I've been back doing stand-up for a couple of years now. I run my own night every month- Darren Connell and the Funny Bunch at Blackfriars Basement. Which is the original Glasgow comedy club I believe. I'm the host and I book four comedians a month. I set it up for more established comedians to do new material and I also give people that are new a chance as well. It's a multi-billed stand-up comedy night. 

What are the pros and cons of putting out your own content?

It's quite strange. I felt like there's not a lot of work in Scotland so I felt like I had to start all this stuff. Because I am absolutely riddled with ADHD I overshare and forget there are a thousand people listening to my podcast each week. I feel like I'm just talking to a therapist. I'm in a very happy place in my life and I'm sober but I'll be talking about depression and drug stuff and then I'm like oh that's why the BBC won't give me a job! 

No no, I'm kidding on. They've been very very nice to me. I think the pros and cons are on my behalf because I can't filter myself. I'm certainly not stupid, I know how to be professional when I'm asked. But most of the time I have unfiltered opinions and not everyone realises right away that I'm actually a funny comedian and not just unhinged on Twitter. 

Do you get recognised much from your role in Scot Squad?

Not with my glasses off. If I put them on I get recognised everywhere but that's nice.

Do you ever put your glasses on just for a wee boost?

When I'm having a bad day! I always get cuddled off grannies. Or someone will come up and be like "My kid loves you!" so that's really nice. My stand-up is so dark and absolutely for over 18s so it's nice when a gran comes up with her grandkids and says they love Scot Squad. That makes my black heart very warm.

Do you feel the pressure to put out TikTok content or do you do it for fun?

Doing it for fun, absolutely. If I ever treat it like a job I'll just lose interest. It's benefited my career and I enjoy it. I've got plenty of content to put up and I'm just putting it up to amuse myself and I think that's why I'm doing well. If it ever becomes negative I'll just delete it, I don't really play the game like that. 

How supportive are other comics on the comedy scene?

I've never had a problem, I've always treated people as I want to be treated. I've got some close friends in comedy and it's really changed now and it is more supportive. The Some Laugh boys are very kind and Christopher Macarthur-Boyd is a great guy. It was bad back in the day with bullying and green room talks but I've never changed how I am. The good people always hang around. I feel like if you're a bad person it doesn't last very long. A lot of the bad people have been cancelled and rightly so. Regardless of their talent, if I'm booking a night I want to sit in a green room with a good bunch of people. 

And you're doing a special at the Pavilion?

With lockdown, I did fall out of love with comedy and that terrified me. I've always had stand-up as my comfort blanket. I thought "I can't believe I hate this now" and then my performance was bad and I just quit. Now that I'm back into it I've found this love of performing again and running nights. I've been doing this since I was 18 and I'm 36 now. I've got all this material and I love the Pavilion- it's always been my bucket list.
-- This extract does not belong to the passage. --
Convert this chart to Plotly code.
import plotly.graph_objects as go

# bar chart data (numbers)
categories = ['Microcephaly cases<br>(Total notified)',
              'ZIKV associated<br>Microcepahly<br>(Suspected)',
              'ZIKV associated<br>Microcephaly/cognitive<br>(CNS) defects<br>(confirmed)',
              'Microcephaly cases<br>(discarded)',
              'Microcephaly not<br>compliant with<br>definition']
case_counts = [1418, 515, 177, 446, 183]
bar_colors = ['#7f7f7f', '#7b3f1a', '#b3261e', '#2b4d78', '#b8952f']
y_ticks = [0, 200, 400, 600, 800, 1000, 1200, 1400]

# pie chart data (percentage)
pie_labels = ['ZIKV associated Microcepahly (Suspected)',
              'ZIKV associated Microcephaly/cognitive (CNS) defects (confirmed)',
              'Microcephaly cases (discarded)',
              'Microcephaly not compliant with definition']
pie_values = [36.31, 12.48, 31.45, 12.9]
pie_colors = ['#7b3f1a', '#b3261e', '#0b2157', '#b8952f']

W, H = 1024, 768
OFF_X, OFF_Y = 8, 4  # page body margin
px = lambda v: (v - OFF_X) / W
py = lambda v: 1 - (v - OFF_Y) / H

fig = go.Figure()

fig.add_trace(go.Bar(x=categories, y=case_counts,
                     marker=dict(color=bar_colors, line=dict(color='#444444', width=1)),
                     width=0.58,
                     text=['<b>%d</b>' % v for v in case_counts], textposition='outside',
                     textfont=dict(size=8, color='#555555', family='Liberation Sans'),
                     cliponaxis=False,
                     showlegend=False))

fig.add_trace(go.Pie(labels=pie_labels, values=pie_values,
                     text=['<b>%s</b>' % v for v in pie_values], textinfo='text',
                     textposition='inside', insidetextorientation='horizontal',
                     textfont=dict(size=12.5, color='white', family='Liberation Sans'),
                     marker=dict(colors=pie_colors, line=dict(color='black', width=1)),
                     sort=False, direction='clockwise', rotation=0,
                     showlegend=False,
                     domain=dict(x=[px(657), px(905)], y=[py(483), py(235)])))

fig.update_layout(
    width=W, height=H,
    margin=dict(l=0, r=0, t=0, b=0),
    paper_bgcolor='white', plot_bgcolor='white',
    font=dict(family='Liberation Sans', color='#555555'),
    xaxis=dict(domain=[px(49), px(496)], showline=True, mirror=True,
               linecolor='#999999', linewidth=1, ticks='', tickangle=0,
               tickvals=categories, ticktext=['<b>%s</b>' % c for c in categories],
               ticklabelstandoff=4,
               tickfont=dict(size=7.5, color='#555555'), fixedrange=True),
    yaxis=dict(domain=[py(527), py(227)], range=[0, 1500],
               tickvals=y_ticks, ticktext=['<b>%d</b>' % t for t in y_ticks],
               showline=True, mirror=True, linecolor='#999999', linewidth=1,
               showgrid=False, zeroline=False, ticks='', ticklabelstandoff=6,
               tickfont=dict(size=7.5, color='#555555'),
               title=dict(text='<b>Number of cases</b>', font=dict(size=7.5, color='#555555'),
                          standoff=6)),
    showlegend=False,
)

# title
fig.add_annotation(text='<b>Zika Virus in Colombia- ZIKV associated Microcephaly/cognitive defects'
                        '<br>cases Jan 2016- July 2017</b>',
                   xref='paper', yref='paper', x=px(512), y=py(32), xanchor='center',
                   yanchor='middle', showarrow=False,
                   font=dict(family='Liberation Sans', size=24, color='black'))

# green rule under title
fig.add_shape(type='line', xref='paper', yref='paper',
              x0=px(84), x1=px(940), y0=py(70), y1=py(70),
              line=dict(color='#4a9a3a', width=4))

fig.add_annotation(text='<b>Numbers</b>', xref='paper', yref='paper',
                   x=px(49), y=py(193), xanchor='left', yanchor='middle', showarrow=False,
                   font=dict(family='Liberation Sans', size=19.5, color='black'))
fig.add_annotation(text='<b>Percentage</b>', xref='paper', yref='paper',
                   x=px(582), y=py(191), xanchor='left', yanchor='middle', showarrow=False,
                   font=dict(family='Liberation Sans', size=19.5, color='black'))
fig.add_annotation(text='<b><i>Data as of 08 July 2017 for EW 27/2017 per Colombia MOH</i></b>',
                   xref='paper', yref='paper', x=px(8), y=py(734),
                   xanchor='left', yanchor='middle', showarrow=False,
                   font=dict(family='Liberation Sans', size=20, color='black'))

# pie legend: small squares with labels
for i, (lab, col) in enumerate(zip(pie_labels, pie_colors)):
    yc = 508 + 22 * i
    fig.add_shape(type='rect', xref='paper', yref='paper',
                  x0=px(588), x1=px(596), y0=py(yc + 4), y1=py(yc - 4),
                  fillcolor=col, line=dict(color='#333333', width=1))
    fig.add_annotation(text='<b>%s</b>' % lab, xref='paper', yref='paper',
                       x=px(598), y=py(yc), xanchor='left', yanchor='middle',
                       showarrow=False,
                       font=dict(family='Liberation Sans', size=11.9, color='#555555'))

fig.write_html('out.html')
Why not? Ticket sales have gone really well so far and I'm quite confident I might sell it out because there's not even a poster up yet. 

I've got access to a real, professional stage with props. I don't want to give too much away but it's the first time I've had an actual blank canvas. There will be a really good support act who might not be a comedian, they might be something completely different. I'm going to go up and I'll do new stuff, some stuff regarding the Pavilion and some really old stuff that I haven't done in years. Then I'll try and edit it into the best hour and walk away from that material. I've got no agent or PR team or anything like that so I think, why not?